**Given instruction**: Reproduce, word for word, the span of lines starting at the line holding "Clone this chart" and ending at the line holding "const EARLY_VALUES = [1.0362, 1.0337];". Omit every picture.

**Extracted information**:
********************

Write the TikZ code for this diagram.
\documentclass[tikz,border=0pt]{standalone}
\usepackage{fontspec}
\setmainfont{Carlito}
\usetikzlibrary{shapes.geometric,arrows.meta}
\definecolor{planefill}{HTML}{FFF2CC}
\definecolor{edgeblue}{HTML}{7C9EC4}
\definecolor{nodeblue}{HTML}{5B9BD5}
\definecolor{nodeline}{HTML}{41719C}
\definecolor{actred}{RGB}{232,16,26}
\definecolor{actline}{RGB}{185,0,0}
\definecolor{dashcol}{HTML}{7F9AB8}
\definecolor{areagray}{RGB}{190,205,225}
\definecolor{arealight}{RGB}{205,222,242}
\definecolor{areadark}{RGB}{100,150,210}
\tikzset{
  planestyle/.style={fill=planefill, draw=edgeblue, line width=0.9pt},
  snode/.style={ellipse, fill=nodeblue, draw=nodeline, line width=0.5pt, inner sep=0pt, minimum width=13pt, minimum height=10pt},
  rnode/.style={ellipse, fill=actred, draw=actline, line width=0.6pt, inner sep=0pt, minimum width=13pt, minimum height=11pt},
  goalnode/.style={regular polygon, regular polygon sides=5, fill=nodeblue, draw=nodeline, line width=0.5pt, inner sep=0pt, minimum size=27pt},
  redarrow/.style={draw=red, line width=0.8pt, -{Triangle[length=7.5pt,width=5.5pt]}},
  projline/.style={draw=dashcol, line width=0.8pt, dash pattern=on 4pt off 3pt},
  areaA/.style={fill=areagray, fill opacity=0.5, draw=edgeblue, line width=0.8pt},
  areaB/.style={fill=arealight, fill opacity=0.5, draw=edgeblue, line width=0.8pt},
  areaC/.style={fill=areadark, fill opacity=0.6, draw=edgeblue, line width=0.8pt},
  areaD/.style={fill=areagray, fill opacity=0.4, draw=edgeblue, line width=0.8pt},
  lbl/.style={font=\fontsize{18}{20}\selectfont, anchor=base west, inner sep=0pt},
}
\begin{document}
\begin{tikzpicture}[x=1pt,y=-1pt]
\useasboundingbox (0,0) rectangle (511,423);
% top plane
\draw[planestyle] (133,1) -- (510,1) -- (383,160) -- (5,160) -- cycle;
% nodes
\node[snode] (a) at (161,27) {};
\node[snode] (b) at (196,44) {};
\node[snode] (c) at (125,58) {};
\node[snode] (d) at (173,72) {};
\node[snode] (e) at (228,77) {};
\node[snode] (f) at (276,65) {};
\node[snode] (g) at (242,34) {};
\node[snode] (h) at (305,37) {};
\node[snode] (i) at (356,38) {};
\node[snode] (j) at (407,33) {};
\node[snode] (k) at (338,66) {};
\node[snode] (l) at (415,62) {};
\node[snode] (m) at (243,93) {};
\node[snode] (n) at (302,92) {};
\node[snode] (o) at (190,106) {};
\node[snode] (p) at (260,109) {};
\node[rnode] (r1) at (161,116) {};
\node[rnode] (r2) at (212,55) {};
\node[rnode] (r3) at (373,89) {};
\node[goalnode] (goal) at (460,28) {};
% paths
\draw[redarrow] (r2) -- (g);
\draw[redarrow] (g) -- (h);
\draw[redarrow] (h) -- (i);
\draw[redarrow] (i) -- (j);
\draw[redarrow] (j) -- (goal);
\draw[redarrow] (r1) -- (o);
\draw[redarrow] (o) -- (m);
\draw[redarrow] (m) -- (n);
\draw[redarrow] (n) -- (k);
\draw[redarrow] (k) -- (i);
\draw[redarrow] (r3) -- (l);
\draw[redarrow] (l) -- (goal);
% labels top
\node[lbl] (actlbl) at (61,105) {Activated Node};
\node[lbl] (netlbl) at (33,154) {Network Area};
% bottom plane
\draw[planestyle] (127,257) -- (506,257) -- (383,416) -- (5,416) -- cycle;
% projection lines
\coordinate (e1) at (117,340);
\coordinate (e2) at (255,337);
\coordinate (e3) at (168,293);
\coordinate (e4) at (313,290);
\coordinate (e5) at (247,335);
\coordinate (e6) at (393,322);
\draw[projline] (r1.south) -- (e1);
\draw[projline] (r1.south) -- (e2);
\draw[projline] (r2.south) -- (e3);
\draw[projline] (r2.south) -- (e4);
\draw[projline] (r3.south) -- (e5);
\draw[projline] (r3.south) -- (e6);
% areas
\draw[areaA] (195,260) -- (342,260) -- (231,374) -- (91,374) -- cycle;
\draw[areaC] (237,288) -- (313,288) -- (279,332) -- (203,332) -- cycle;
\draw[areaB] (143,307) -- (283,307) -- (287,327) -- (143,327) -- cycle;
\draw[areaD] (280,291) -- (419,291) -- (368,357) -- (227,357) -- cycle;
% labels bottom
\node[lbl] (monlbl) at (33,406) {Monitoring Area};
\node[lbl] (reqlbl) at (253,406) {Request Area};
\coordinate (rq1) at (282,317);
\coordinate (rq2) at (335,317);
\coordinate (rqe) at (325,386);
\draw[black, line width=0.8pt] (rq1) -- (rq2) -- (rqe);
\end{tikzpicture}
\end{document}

********************

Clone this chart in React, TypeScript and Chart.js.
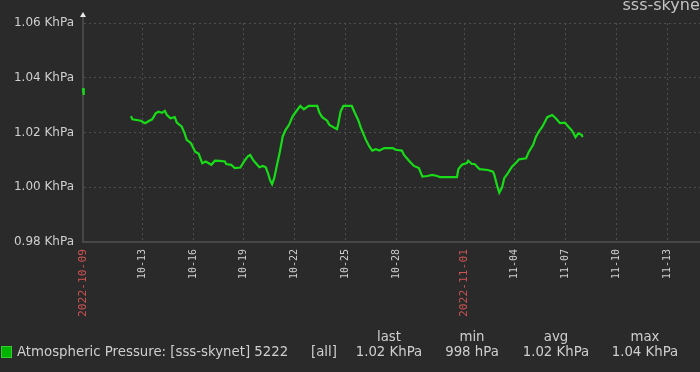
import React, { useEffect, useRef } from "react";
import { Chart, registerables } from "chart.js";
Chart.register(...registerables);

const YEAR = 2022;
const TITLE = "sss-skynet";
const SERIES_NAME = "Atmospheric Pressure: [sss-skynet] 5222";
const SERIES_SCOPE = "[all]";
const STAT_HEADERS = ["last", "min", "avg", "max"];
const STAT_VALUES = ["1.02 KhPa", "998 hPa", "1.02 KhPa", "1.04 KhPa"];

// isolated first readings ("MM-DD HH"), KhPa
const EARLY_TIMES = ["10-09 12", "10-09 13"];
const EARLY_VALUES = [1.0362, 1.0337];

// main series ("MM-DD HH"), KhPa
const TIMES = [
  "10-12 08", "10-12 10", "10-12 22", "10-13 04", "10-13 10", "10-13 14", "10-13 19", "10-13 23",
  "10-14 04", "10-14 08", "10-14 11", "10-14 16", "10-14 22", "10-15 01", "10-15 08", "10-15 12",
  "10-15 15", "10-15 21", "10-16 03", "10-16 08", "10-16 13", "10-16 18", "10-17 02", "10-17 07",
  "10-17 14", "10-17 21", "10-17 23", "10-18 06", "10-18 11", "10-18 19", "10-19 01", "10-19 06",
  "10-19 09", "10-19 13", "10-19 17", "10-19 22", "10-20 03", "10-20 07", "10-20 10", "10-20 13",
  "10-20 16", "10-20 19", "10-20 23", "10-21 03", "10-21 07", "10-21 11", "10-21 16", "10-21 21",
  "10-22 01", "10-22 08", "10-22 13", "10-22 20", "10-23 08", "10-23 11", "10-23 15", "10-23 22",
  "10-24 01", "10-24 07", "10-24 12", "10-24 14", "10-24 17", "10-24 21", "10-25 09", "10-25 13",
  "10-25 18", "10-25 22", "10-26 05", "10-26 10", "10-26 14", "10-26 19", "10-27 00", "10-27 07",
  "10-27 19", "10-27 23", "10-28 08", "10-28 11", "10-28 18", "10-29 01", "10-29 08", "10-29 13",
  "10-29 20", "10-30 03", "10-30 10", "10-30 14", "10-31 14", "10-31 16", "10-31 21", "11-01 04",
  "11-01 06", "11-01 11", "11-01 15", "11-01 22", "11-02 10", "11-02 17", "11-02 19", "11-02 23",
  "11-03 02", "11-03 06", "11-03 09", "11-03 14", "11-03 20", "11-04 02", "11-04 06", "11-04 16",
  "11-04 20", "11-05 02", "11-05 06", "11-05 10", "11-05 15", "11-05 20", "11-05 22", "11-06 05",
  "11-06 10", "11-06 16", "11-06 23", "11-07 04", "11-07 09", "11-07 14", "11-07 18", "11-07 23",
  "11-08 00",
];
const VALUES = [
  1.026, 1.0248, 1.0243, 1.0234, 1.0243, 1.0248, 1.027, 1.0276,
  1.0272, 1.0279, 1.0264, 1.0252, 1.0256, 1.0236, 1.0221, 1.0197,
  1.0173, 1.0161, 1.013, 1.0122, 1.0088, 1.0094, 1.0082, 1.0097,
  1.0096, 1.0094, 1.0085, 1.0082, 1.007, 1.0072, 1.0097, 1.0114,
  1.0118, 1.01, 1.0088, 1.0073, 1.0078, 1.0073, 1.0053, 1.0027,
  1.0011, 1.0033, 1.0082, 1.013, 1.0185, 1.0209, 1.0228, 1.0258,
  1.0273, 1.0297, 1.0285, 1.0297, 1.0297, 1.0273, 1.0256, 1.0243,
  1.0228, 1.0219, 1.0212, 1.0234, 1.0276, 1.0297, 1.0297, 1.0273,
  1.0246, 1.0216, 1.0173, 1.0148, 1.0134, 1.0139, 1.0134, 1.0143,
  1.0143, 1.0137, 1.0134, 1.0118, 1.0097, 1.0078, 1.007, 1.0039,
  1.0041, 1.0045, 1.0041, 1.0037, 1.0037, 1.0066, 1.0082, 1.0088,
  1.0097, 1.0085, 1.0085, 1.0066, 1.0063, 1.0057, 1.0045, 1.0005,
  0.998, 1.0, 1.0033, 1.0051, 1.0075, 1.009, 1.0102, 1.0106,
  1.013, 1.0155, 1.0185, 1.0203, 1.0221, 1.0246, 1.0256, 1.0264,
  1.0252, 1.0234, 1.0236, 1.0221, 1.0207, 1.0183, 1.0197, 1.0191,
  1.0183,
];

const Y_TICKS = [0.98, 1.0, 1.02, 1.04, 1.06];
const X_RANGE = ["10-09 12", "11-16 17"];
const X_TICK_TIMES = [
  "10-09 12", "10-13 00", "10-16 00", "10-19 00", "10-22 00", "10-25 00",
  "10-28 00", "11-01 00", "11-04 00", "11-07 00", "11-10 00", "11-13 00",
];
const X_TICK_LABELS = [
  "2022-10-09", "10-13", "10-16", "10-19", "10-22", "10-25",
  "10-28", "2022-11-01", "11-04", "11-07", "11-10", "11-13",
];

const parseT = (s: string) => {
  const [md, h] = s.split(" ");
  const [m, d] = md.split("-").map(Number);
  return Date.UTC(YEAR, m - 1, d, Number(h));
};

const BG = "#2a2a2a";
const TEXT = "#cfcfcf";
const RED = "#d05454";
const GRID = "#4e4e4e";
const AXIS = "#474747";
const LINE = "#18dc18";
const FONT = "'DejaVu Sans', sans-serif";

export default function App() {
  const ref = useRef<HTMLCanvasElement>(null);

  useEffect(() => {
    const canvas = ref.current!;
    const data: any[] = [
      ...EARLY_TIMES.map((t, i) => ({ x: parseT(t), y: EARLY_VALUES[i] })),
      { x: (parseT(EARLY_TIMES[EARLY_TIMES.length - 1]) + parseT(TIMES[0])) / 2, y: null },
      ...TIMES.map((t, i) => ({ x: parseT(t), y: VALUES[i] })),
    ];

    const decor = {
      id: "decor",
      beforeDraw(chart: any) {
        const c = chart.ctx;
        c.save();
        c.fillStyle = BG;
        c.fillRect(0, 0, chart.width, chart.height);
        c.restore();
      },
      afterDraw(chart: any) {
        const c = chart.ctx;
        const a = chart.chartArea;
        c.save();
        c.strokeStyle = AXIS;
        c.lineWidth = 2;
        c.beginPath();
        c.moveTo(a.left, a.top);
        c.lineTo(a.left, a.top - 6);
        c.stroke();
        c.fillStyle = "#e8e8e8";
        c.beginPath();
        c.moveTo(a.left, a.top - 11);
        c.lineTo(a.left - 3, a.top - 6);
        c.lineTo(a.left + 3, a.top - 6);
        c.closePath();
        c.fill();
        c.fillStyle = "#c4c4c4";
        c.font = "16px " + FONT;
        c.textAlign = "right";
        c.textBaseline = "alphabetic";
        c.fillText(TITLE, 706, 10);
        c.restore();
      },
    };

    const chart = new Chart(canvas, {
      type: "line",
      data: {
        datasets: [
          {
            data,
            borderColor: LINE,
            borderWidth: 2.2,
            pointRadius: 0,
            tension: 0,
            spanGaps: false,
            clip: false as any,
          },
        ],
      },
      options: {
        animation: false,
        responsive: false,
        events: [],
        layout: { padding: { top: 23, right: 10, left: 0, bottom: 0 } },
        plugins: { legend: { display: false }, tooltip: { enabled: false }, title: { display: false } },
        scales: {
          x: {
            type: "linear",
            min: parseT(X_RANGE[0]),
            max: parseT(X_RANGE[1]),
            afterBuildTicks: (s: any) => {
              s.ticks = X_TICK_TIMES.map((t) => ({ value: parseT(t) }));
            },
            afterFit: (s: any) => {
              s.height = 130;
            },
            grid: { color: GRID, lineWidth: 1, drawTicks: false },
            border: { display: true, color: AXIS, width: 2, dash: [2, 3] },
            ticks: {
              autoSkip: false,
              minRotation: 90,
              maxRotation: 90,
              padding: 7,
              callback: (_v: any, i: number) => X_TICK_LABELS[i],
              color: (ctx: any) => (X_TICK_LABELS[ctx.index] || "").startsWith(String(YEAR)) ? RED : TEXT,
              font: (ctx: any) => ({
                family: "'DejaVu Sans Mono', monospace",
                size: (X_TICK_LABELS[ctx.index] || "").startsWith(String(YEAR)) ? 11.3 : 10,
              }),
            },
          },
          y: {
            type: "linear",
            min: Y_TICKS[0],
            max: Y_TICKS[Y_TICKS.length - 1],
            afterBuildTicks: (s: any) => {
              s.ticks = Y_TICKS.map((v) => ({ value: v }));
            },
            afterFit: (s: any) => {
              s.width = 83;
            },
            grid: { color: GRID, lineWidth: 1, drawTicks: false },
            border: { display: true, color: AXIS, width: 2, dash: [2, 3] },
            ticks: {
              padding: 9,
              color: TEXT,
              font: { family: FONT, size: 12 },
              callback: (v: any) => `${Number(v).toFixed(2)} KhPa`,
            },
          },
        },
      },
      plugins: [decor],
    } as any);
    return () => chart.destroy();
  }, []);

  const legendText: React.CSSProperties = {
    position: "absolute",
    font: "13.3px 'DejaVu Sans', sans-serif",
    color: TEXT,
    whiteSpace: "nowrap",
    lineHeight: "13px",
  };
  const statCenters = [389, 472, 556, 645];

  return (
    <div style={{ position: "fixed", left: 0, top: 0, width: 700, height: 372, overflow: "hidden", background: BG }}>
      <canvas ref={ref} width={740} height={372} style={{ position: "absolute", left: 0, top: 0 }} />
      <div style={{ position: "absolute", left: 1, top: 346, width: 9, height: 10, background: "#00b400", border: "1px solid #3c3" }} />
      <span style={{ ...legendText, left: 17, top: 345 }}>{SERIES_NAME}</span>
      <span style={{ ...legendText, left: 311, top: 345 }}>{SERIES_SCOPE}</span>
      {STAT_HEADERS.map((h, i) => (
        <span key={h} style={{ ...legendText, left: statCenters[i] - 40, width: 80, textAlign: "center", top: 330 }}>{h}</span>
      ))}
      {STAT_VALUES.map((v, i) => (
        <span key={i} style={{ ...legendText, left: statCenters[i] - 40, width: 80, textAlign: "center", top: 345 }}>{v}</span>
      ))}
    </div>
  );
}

********************

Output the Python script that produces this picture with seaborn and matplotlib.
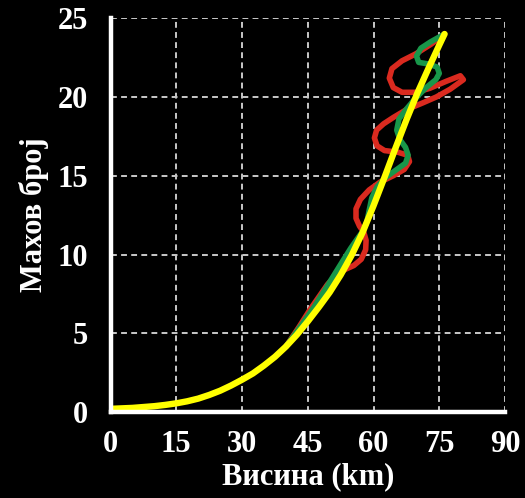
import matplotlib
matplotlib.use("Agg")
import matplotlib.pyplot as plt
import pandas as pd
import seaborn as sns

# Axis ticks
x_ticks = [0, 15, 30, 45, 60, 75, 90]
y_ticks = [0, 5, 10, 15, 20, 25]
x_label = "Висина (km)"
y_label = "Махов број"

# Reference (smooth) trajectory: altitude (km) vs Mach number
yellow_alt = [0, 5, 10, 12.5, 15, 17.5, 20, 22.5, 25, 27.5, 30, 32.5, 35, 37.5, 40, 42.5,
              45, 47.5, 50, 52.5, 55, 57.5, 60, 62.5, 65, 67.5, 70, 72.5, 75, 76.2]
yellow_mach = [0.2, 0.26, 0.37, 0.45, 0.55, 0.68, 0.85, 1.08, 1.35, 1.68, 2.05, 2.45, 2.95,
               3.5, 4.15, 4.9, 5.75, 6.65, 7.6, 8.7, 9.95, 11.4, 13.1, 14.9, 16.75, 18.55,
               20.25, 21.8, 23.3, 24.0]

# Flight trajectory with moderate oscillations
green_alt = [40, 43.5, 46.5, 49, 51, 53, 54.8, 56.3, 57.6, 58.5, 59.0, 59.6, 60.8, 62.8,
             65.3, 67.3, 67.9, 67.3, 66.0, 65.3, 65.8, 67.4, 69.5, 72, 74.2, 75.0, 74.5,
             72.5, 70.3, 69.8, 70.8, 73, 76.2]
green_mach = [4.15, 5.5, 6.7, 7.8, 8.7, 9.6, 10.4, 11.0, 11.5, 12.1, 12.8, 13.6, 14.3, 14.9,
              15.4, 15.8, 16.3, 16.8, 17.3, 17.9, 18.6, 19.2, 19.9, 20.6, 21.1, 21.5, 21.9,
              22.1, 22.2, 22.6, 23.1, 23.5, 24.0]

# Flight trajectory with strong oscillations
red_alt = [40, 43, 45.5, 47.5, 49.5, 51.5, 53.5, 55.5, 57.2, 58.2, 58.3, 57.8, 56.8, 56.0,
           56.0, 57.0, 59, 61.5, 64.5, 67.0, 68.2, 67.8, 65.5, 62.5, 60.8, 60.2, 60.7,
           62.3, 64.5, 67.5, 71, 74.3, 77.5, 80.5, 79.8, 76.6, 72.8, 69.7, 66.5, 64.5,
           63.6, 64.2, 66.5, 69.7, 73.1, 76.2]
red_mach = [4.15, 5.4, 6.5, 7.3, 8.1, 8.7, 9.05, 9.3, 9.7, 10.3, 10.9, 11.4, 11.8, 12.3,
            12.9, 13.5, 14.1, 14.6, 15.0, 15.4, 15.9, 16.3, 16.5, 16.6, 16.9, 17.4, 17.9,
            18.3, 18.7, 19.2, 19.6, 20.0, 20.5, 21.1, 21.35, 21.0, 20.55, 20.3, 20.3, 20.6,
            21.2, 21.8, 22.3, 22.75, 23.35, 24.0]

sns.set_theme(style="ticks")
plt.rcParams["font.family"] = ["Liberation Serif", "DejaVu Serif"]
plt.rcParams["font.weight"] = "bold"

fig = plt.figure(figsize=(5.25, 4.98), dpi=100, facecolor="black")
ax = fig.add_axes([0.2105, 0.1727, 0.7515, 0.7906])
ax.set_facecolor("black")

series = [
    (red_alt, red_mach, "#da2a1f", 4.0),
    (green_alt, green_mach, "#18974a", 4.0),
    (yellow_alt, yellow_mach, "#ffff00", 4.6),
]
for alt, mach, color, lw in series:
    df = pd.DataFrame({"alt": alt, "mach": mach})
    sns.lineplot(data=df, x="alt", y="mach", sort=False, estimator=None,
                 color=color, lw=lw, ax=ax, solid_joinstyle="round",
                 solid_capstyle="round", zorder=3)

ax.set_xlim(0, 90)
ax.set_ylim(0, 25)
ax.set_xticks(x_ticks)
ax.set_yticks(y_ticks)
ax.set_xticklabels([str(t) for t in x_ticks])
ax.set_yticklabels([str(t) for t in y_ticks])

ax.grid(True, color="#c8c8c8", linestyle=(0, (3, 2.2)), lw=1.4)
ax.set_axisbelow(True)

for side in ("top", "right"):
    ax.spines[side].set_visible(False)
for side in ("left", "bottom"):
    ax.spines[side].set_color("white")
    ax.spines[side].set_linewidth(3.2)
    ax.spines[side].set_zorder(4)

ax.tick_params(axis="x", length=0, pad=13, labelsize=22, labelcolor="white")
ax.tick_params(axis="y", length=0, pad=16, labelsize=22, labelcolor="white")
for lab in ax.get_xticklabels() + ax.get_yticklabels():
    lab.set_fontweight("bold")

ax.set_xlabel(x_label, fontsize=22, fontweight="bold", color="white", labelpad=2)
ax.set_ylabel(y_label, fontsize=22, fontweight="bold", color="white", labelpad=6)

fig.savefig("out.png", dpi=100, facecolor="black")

********************

**Exercise solution**:
Clone this chart in React, TypeScript and Chart.js.
import React, { useEffect, useRef } from "react";
import { Chart, registerables } from "chart.js";
Chart.register(...registerables);

const YEAR = 2022;
const TITLE = "sss-skynet";
const SERIES_NAME = "Atmospheric Pressure: [sss-skynet] 5222";
const SERIES_SCOPE = "[all]";
const STAT_HEADERS = ["last", "min", "avg", "max"];
const STAT_VALUES = ["1.02 KhPa", "998 hPa", "1.02 KhPa", "1.04 KhPa"];

// isolated first readings ("MM-DD HH"), KhPa
const EARLY_TIMES = ["10-09 12", "10-09 13"];
const EARLY_VALUES = [1.0362, 1.0337];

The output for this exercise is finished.